Monday, December 4, 2017

Holiday Show 2017

What a fun and fabulous weekend at Chemers Gallery in Tustin, CA and what an awesome turnout for this two day holiday event with 19 extraordinary artisans and a whole host of employees and helpers to make it run so smoothly.

Thank you friends for coming out to help make this event such a success. And a big thank you to Karen Raab who made it all possible along with her ever friendly, hard working and super helpful staff and helpers. And a pizza party afterwards to top it off. 

This was my second year doing this event at Chemers and I am so grateful to have been invited back since Chemers in a big name and known as an innovator in the Orange County arts scene.

It was my dear friend Susan Steel who advised me to call Karen, the owner of Chemers Gallery after she had visited the gallery a few months prior to the 2016 holiday event and talked me up to Karen.  I am forever grateful to you dear Susan.  

I am grateful for my customers and so touched at how beautifully you wear my felted garments.  Thank you and HAPPY HOLIDAYS TO ALL.

Sunday, August 13, 2017

Scarves - shibori, indigo and eco printed

Similar but uniquely different - that's what these several OOAK scarves are about.  I dyed them in indigo using various shibori techniques.  After that, I eco printed them mainly using local eucalyptus which I foraged along with smoke bush which someone gave me.  I love the smoke bush because it adds little black lines and squiggles.

 Add soda ash and thiox to the warm indigo vat.  The PH should be about 10-11.

Here's an example of one of my shibori bundles ready for the indigo pot

Here are the scarves after they were shibori dyed in indigo but before they were eco-printed.  Hard decision to just leave them as is or proceed. 

I let the indigo pieces dry in the sun for several hours.  Then I dipped them in an iron/water solution for 10 seconds, placed the plant material on the scarves, wrapped each scarf in its own rusty iron pipe and tightly wrapped the pipes.

In to the roaster the pipes went to steam for 2.5 hours, turning them every half hour or so and wetting them with a vinegar/water solution.

And the biggest thrill of all is unwrapping the pipes to see what you got!  Like Christmas morning all over again!!!

Friday, August 11, 2017

Poof - It's a Felted Pouf!

Poufs have great utility. As chairs, they can be easily moved around a room to add an extra seat wherever needed. Placed in front of your favorite sofa or chair, they also make a great footrest. They are also used as tabletops, especially if you keep a flat wood surface handy.

My very talented, artist friend Suzanne Currie, owner of Maison42, which features one of a kind high-end unique furnishings, contacted me about creating felted textiles for two large poufs.  She wanted natural colors mainly white with some black, grays, etc. and lots of textures but still comfortable to sit on.  

I had to size up the felted pieces to allow for shrinkage for a finished cushion 27" in diameter plus 7" height around the sides. 

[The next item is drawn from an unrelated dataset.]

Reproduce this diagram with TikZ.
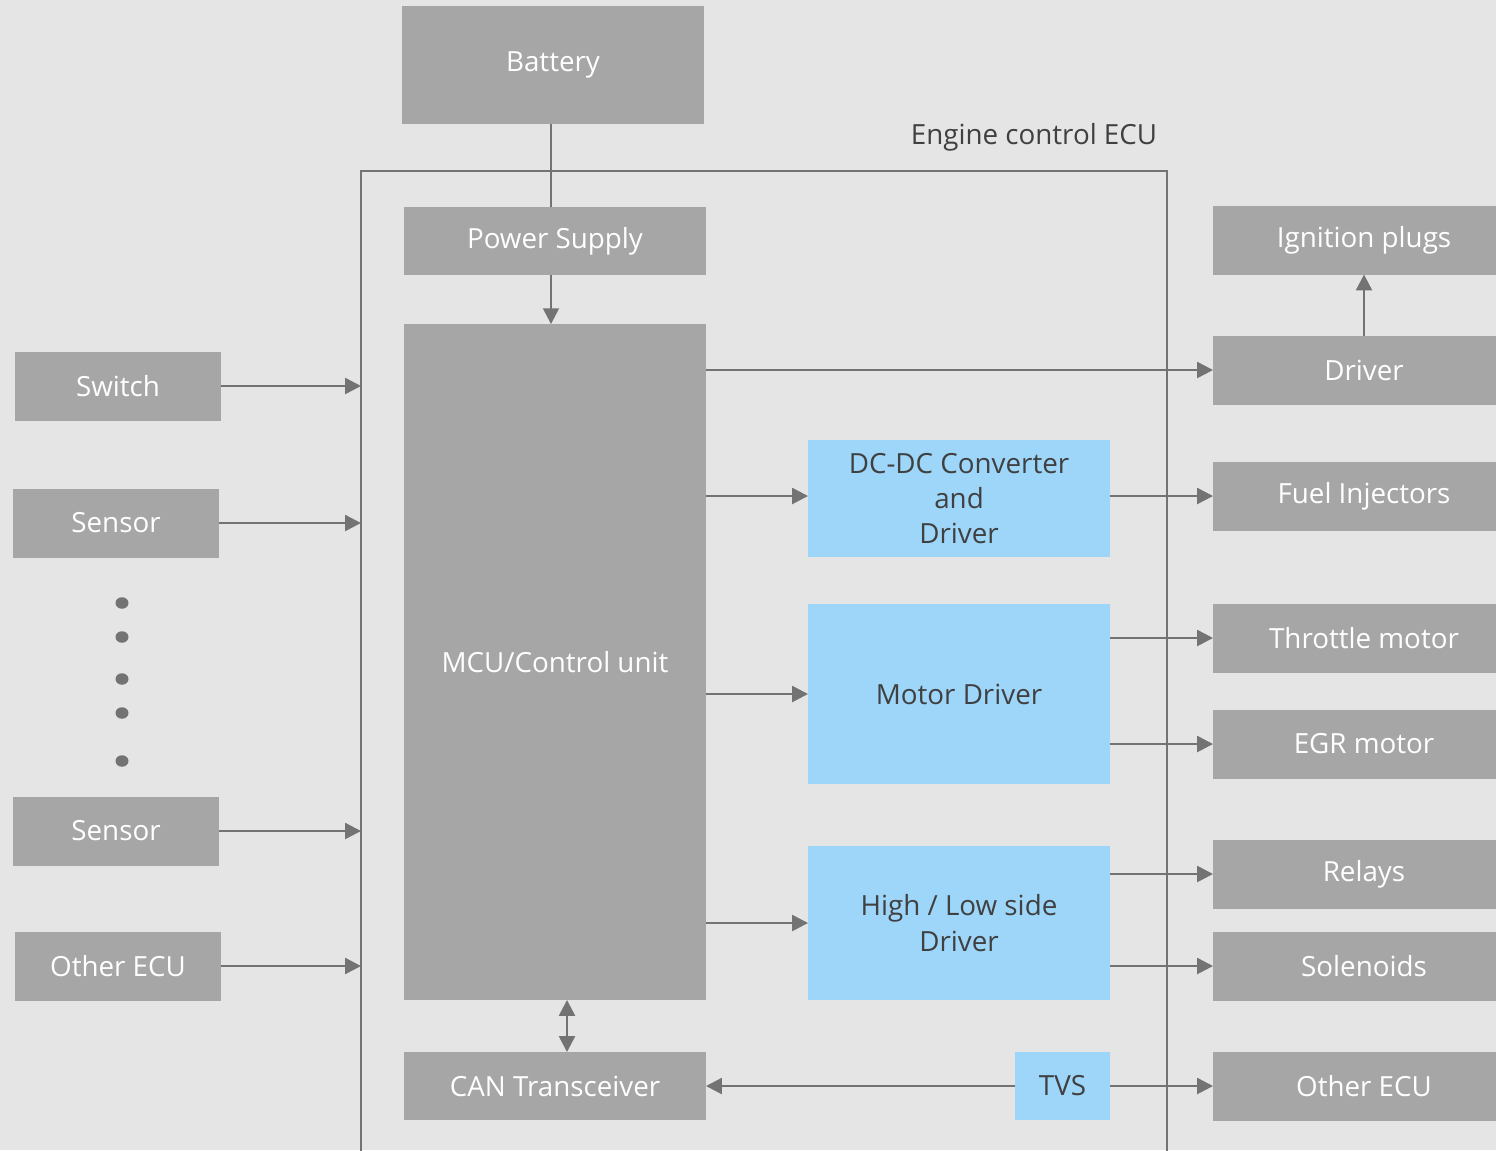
\documentclass[tikz,border=0pt]{standalone}
\usepackage{fontspec}
\setmainfont{Open Sans}
\usetikzlibrary{arrows.meta}
\definecolor{bgc}{HTML}{E5E5E5}
\definecolor{boxg}{HTML}{A6A6A6}
\definecolor{boxb}{HTML}{9DD6F9}
\definecolor{linec}{HTML}{737373}
\definecolor{txtd}{HTML}{404040}
\begin{document}
\begin{tikzpicture}[x=0.02cm,y=-0.02cm,
  gbox/.style={fill=boxg,draw=none,inner sep=0pt,outer sep=0pt,text=white,align=center,font=\fontsize{15.8}{20}\selectfont,minimum width=6.04cm},
  bbox/.style={fill=boxb,draw=none,inner sep=0pt,outer sep=0pt,text=txtd,align=center,font=\fontsize{15.8}{20}\selectfont,minimum width=6.04cm},
  lbox/.style={gbox,minimum width=4.12cm,minimum height=1.38cm},
  rbox/.style={gbox,minimum height=1.38cm},
  conn/.style={draw=linec,line width=1.4pt},
  arr/.style={conn,-{Triangle[length=9pt,width=9pt]}},
  arrb/.style={conn,{Triangle[length=9pt,width=9pt]}-{Triangle[length=9pt,width=9pt]}},
  lbl/.style={text=txtd,font=\fontsize{15.8}{20}\selectfont,inner sep=0pt}
]
\fill[bgc] (0,0) rectangle (1496,1150);
\useasboundingbox (0,0) rectangle (1496,1150);

% ECU frame
\draw[conn] (361,1160) -- (361,171) -- (1167,171) -- (1167,1160);
\node[lbl] (ecul) at (1034,137) {Engine control ECU};
\coordinate (frameL) at (361,0);
\coordinate (cx) at (567,0);

% inner blocks
\node[gbox,minimum height=2.36cm] (bat) at (553,65) {Battery};
\node[gbox,minimum height=1.36cm] (ps) at (555,241) {Power Supply};
\node[gbox,minimum height=13.52cm] (mcu) at (555,662) {MCU/Control unit};
\node[gbox,minimum height=1.36cm] (can) at (555,1086) {CAN Transceiver};
\node[bbox,minimum height=2.34cm] (dcdc) at (959,498.5) {DC-DC Converter\\and\\Driver};
\node[bbox,minimum height=3.60cm] (mot) at (959,694) {Motor Driver};
\node[bbox,minimum height=3.08cm] (hl) at (959,923) {High / Low side\\Driver};
\node[bbox,minimum width=1.90cm,minimum height=1.36cm] (tvs) at (1062.5,1086) {TVS};

% right blocks
\node[rbox] (ign) at (1364,240) {Ignition plugs};
\node[rbox] (drv) at (1364,370) {Driver};
\node[rbox] (fuel) at (1364,496) {Fuel Injectors};
\node[rbox] (thr) at (1364,638) {Throttle motor};
\node[rbox] (egr) at (1364,744) {EGR motor};
\node[rbox] (rel) at (1364,874) {Relays};
\node[rbox] (sol) at (1364,966) {Solenoids};
\node[rbox] (oecur) at (1364,1086) {Other ECU};

% left blocks
\node[lbox] (sw) at (118,386) {Switch};
\node[lbox] (sen1) at (116,523) {Sensor};
\node[lbox] (sen2) at (116,831) {Sensor};
\node[lbox] (oecul) at (118,966) {Other ECU};

% dots
\foreach \yy in {603,637,679,713,761}
  \fill[linec] (122,\yy) ellipse [x radius=0.13cm, y radius=0.115cm];

% connectors
\draw[conn] (bat.south -| 551,0) -- (ps.north -| 551,0);
\draw[arr] (ps.south -| 551,0) -- (mcu.north -| 551,0);
\draw[arr] (sw.east) -- (sw.east -| frameL);
\draw[arr] (sen1.east) -- (sen1.east -| frameL);
\draw[arr] (sen2.east) -- (sen2.east -| frameL);
\draw[arr] (oecul.east) -- (oecul.east -| frameL);
\draw[arr] (mcu.east |- drv.west) -- (drv.west);
\draw[arr] (drv.north) -- (ign.south);
\draw[arr] (mcu.east |- fuel.west) -- (dcdc.west |- fuel.west);
\draw[arr] (dcdc.east |- fuel.west) -- (fuel.west);
\draw[arr] (mcu.east |- mot.west) -- (mot.west);
\draw[arr] (mot.east |- thr.west) -- (thr.west);
\draw[arr] (mot.east |- egr.west) -- (egr.west);
\draw[arr] (mcu.east |- hl.west) -- (hl.west);
\draw[arr] (hl.east |- rel.west) -- (rel.west);
\draw[arr] (hl.east |- sol.west) -- (sol.west);
\draw[arrb] (mcu.south -| cx) -- (can.north -| cx);
\draw[arr] (tvs.west) -- (can.east);
\draw[arr] (tvs.east) -- (oecur.west);
\end{tikzpicture}
\end{document}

I created the textiles with a base of sheer silk to which I added a layer of merino, another layer of Navajo Churro, another layer of merino and then surface design including bamboo, mulberry bark, sumi ink silks, addition wool and silk fabric.

You can find Suzanne's amazing art HERE.

Suzanne and I are buried in the finished textiles - we are both so happy with the result. Next step was upholstery and voila, the finished poufs are fantastic.

Poof, the felted textiles are now poufs!

Thursday, July 6, 2017

United in Felt - Nuno Felted Seamless Scarf Collars

I love these new capelets or should I call them shawls or how about one piece scarf collars.  

These seamless nuno felted...OK, let's go with scarf collars, are made using a resist and various textiles and fibers that I have bought on my extensive travels such as the mulberry paper from Laos and the wool roving from DHG in Italy. Some of the items, I purchased on-line or bought locally like the recycled silk sari ribbon from India, the Habu stainless steel yarns from Japan, the silkworm cocoons from Thailand, wool from Ireland, and the new and up-cycled textiles sourced in the USA.  

With all the trouble in the world these days, it's a small bit of bliss to see items from around the world come together and meld as one through the felt making process, hence, I'm calling this grouping "United in Felt"

Work in progress using a resist to create a seamless garment.